Aim of the exercise.
Copy out each line featuring the string "this" from the entries beneath.

Raw data.

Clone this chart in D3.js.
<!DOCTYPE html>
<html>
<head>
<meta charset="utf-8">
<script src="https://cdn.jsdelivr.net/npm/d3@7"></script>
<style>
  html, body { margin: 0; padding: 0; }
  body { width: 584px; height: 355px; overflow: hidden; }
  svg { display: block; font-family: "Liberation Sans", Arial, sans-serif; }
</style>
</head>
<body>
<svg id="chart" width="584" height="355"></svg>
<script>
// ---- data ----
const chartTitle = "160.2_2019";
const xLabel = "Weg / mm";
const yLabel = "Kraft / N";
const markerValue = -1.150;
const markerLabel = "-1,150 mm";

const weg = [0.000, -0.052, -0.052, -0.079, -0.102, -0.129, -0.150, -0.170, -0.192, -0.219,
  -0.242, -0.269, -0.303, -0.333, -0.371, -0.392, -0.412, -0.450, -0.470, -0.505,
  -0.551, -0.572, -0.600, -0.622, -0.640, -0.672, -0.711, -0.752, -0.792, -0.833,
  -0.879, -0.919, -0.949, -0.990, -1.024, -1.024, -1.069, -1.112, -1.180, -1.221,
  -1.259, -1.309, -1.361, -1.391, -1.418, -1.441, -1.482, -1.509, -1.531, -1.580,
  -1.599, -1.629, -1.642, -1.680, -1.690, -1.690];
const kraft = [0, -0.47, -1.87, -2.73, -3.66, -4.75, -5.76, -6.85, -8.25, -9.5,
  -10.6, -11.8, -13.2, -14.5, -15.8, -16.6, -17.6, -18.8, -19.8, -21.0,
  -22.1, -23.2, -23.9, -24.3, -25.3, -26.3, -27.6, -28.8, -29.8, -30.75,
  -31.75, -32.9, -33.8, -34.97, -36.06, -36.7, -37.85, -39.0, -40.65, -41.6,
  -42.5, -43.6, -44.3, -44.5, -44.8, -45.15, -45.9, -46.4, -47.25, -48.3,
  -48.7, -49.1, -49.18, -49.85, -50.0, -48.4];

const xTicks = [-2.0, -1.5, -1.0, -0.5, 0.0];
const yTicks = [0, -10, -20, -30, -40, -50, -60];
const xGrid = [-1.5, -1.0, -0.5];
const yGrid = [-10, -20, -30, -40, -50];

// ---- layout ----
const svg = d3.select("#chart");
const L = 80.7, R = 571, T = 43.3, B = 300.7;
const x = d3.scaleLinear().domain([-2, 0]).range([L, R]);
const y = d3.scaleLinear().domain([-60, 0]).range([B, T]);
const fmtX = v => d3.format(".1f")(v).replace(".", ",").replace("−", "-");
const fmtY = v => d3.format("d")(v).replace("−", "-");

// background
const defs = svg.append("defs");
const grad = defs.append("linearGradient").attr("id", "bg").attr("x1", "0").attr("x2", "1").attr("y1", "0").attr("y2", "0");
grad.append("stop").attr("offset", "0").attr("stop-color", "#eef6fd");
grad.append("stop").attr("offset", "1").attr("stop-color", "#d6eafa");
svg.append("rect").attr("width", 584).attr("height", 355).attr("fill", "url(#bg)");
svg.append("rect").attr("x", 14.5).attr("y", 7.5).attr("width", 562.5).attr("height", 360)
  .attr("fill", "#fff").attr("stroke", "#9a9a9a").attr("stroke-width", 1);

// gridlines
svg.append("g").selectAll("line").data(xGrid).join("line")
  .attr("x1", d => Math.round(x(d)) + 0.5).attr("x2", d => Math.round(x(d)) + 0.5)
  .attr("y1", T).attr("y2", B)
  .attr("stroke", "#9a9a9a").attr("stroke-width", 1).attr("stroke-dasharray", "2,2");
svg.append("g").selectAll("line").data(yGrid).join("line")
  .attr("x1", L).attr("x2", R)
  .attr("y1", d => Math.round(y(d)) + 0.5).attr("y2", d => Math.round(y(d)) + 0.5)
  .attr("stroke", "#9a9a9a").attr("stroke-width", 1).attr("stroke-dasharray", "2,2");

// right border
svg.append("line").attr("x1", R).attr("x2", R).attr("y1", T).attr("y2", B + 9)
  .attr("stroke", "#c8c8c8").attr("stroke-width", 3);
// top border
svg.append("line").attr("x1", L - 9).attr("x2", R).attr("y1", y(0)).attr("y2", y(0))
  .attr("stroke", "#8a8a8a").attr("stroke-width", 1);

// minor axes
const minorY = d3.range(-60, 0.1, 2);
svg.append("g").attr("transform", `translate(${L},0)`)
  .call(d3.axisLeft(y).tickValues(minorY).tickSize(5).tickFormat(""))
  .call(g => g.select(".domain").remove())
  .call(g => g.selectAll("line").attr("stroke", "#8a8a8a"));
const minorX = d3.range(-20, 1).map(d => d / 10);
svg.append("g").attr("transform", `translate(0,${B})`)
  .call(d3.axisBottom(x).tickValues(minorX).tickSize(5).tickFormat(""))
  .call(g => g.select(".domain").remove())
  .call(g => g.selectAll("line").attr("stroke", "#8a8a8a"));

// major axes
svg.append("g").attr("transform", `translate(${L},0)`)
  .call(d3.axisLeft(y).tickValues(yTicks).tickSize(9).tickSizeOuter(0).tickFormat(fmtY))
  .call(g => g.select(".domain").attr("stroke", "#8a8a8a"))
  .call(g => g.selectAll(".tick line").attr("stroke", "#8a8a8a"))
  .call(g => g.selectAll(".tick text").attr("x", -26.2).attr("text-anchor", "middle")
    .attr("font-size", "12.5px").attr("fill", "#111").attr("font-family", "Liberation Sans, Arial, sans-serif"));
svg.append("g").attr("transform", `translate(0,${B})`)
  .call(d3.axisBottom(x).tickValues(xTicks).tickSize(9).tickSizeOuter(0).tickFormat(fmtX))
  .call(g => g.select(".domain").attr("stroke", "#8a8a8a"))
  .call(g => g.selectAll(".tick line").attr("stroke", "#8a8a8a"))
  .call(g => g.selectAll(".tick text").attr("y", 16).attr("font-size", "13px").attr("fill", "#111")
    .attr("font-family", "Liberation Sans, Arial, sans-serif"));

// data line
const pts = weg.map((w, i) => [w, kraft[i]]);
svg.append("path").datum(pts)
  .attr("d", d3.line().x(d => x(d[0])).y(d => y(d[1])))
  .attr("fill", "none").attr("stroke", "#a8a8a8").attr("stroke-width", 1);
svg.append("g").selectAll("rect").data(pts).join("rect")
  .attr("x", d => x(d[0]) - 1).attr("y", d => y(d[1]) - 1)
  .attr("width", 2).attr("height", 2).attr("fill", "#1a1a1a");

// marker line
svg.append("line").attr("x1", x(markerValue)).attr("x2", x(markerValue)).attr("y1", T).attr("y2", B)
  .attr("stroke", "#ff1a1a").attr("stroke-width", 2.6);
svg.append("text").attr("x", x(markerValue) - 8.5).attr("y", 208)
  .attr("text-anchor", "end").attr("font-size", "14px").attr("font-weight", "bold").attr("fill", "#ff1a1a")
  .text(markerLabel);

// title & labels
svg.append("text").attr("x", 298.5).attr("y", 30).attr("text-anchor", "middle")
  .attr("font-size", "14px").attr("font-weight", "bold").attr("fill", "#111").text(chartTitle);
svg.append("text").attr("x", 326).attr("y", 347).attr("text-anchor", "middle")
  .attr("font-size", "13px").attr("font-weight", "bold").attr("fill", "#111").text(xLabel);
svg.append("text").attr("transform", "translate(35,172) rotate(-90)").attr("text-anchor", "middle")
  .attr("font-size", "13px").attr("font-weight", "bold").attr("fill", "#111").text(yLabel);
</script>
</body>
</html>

...

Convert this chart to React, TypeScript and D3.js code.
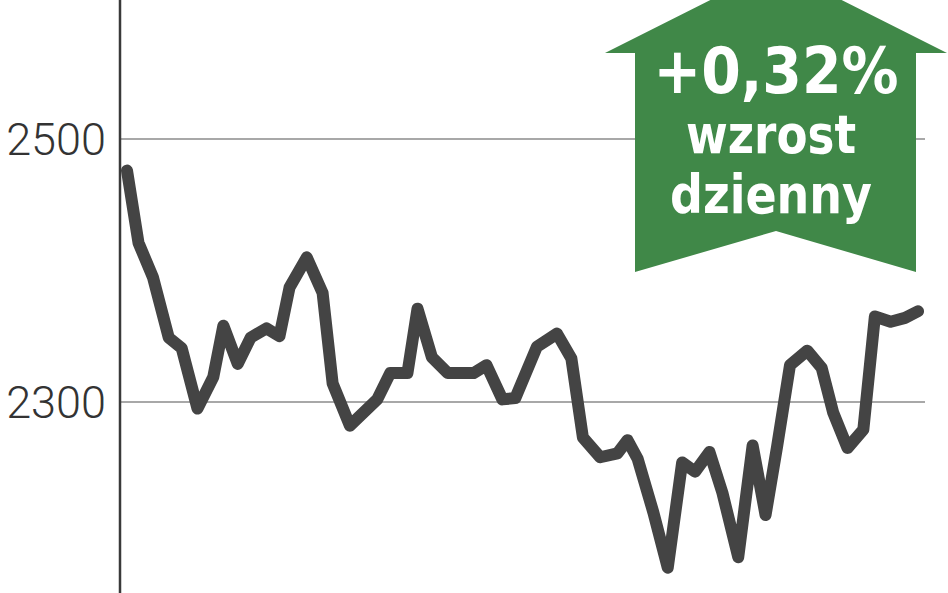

* * *

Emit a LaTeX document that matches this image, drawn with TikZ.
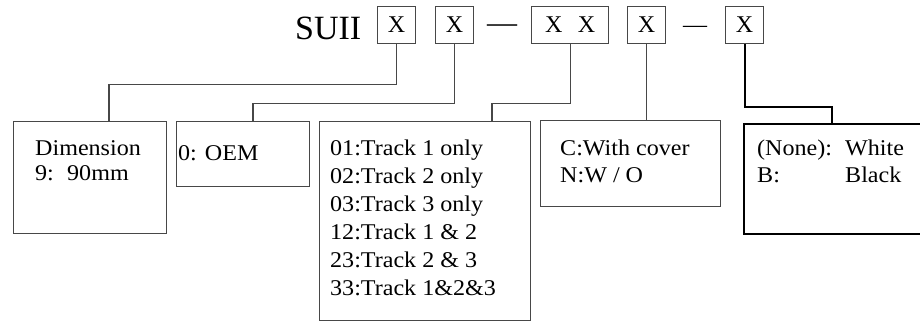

Correct result.
Clone this chart in D3.js.
Convert this chart to React, TypeScript and D3.js code.
Emit a LaTeX document that matches this image, drawn with TikZ.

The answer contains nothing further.